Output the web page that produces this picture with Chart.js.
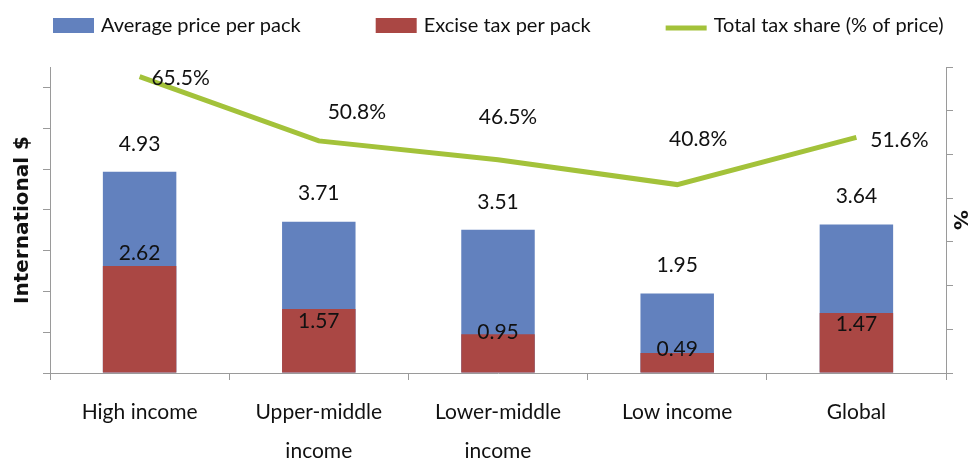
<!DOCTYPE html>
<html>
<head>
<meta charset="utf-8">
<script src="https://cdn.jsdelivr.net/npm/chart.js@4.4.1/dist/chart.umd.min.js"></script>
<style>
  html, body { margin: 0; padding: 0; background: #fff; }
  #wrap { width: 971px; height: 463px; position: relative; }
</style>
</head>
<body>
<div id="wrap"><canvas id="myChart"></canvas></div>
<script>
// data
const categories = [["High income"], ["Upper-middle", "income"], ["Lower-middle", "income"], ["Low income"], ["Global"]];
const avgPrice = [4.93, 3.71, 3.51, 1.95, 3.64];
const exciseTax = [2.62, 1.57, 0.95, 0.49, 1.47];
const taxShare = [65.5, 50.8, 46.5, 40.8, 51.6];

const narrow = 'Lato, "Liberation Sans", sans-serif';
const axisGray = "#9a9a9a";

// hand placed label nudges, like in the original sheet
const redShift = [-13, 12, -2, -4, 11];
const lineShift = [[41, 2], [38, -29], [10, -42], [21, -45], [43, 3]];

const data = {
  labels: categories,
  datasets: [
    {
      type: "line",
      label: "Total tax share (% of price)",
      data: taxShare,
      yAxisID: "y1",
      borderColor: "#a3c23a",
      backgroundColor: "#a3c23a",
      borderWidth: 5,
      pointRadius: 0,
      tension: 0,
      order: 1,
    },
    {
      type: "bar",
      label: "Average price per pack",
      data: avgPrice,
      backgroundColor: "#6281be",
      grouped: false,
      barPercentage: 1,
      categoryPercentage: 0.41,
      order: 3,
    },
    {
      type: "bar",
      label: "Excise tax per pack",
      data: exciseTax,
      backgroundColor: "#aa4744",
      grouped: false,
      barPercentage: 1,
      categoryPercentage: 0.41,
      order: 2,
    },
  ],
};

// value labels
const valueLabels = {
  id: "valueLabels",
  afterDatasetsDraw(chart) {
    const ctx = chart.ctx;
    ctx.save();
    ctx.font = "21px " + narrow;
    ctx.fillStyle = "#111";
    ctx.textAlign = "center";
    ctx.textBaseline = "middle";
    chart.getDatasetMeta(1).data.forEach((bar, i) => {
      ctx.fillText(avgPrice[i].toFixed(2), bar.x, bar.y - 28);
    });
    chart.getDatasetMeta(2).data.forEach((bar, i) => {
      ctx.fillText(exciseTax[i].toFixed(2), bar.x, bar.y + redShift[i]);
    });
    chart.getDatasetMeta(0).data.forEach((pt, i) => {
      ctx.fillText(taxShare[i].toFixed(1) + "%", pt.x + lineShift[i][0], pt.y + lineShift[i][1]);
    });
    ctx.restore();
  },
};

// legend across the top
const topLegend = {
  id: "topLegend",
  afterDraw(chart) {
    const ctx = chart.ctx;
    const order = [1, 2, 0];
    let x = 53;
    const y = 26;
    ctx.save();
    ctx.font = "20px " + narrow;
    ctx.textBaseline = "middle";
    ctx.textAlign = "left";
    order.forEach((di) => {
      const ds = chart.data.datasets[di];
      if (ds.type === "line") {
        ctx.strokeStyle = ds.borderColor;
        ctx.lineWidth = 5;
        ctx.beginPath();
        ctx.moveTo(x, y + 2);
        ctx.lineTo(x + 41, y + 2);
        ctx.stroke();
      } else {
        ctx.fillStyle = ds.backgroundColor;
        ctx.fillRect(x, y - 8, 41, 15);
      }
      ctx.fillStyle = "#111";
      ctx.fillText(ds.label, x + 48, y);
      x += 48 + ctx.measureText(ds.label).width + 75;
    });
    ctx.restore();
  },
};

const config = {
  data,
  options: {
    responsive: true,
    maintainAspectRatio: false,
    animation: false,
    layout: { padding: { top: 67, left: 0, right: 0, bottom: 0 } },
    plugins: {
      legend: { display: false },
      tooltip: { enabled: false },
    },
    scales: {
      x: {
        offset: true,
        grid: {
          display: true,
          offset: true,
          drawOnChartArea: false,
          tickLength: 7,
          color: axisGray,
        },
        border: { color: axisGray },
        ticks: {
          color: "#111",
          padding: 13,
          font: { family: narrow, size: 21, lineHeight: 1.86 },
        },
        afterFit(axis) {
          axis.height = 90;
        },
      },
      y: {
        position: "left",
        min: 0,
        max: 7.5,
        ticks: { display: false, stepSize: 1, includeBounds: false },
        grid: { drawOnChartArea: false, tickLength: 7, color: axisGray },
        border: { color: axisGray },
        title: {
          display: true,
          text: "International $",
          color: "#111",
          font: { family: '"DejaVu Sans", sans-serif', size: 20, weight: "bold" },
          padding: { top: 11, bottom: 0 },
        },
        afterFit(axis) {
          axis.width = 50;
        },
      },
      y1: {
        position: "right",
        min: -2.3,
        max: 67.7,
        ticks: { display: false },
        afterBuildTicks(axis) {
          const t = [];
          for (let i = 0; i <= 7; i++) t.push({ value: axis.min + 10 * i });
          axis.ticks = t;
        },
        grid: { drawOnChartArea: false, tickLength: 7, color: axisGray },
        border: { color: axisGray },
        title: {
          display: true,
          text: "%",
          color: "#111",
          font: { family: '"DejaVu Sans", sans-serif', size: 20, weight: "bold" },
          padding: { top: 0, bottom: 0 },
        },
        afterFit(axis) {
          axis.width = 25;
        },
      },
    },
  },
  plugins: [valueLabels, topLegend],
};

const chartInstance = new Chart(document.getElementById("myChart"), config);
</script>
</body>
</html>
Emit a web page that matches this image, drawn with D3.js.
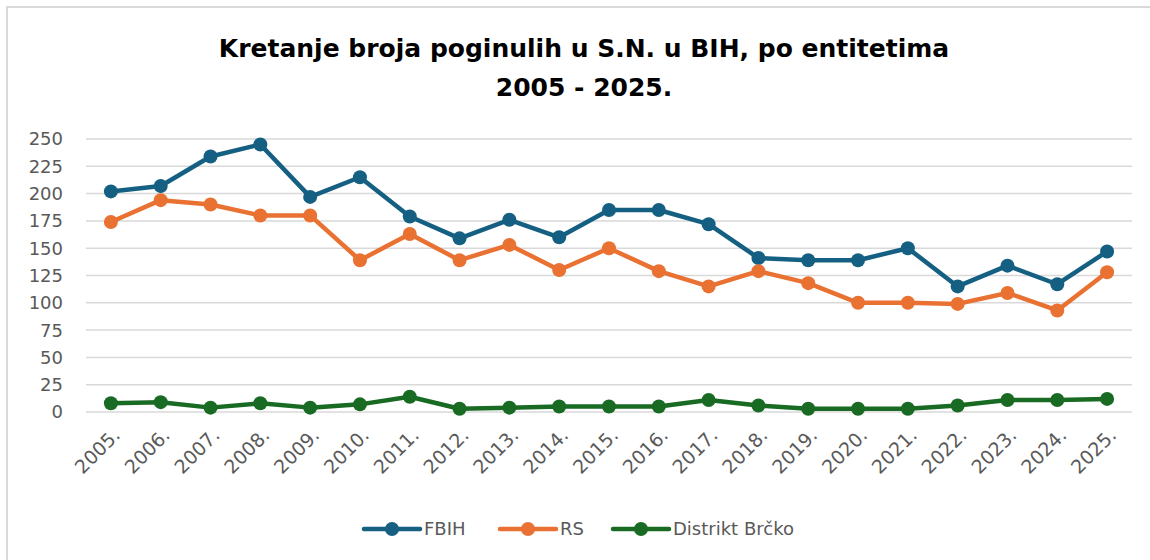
_ _ _ _ _
Among the entries above, identify all lines with "this" and copy them.

■ **Response**:
Output the web page that produces this picture with Chart.js.
Emit a web page that matches this image, drawn with D3.js.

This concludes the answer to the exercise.